Al Roth: Entrepreneurial Economist

“I’ve always been interested in using mathematics to make the world work better.”

That’s Al Roth from a profile in Forbes.  Roth has applied heavy-duty theory to the very practical problems of matching doctors to residency programs, children to schools, economists to departments and kidneys to patients in a way that is stable, incentive-compatible, and maximizes the gains from exchange.  In my view, Roth is the most influential economist working today. Influential among other economists?  Yes.  But what I really mean is influential in the world.

Roth’s homepage has many introductory papers as well as more technical material, here is his blog, Market Design and here is good video, Roth at Google

Comments

You don't think that the most influential economists are those macroeconomists who have made essential contributions to the ruin of the advanced economies?

Never was so much owed by so many because of so few.

There's that famous quote... "the best reason to become an economist is to protect yourself from other economists," but I think Roth is a great example of someone actually out there to make things better, and if not better, at least more interesting.

Thanks for the links Alex.

Even if we exclude the leading macro economists, Hal Varian's work with Google surely influences vastly more lives.

Brian, you probably don't understand the problem.

It's like at the end of high school, when everyone is scrambling to go to college. The doctors are making side-deals with a bunch of different hospitals, and everyone is misrepresenting themselves because doctors want to keep their options open as long as possible. This leads to chaos, scrambling, and inefficient matches.

Look at the economic academic job market: A lot of great people don't get jobs because there's only really one round of serious interviews.

The Gale-Shapley algorithm make it at least a dominant strategy for one side to be honest, avoiding much of the chaos and trying to game the system.

Brian,

You can't "just let the parents decide" about school choice because, well, there's a finite (and small) number of seats in each school. Parents rank the schools they want their children to attend, and the system tries to do the best it can to give people the matches they want. But if you try to do this naively (by, say, trying to maximize the number of people given their first choice school), you end up creating large incentive compatibility problems, forcing parents to "game the system" or face serious disadvantages. Roth's systems are much more just than the systems they replace, because they don't give advantages to parents who understand how to manipulate their choices.

As for the medical match--read the Economist as Engineer paper and tell me that the market was functioning at all well beforehand, when hospitals had to rely on exploding offers and couldn't risk making offers to their top candidates, for fear of losing out entirely. Or read the paper on what happened in the gastroenterology market when a shock caused their central match to collapse, and suddenly a lot more matches were done with local hospitals, on the basis of who you know.

Bottom line: Roth's matching systems are a huge improvement in efficiency AND justice.

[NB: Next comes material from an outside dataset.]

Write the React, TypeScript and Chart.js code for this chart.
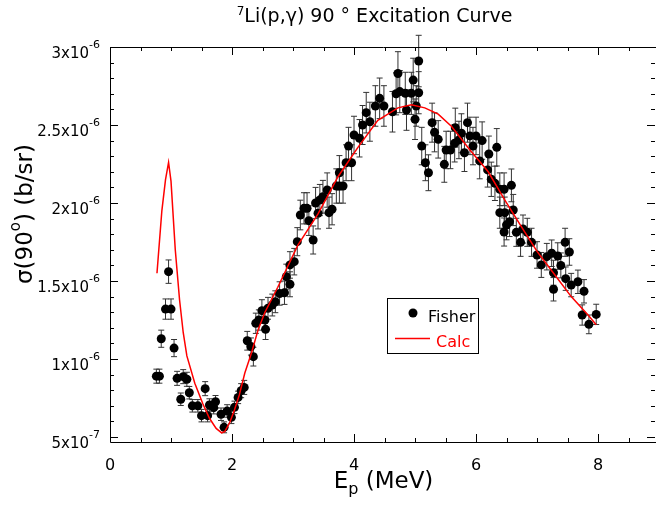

You say, "no matter how brilliantly one person (Roth) makes a decision that affects many people, we often find that letting those individuals decide is superior on net." You seem to be missing two key points: (1) Roth's systems all take the individual agents' own rankings as their key inputs, so they're about coordinating those individuals' decisions, not supplanting them; and (2) the markets Roth works on are ones where the decentralized approach has already fallen splat.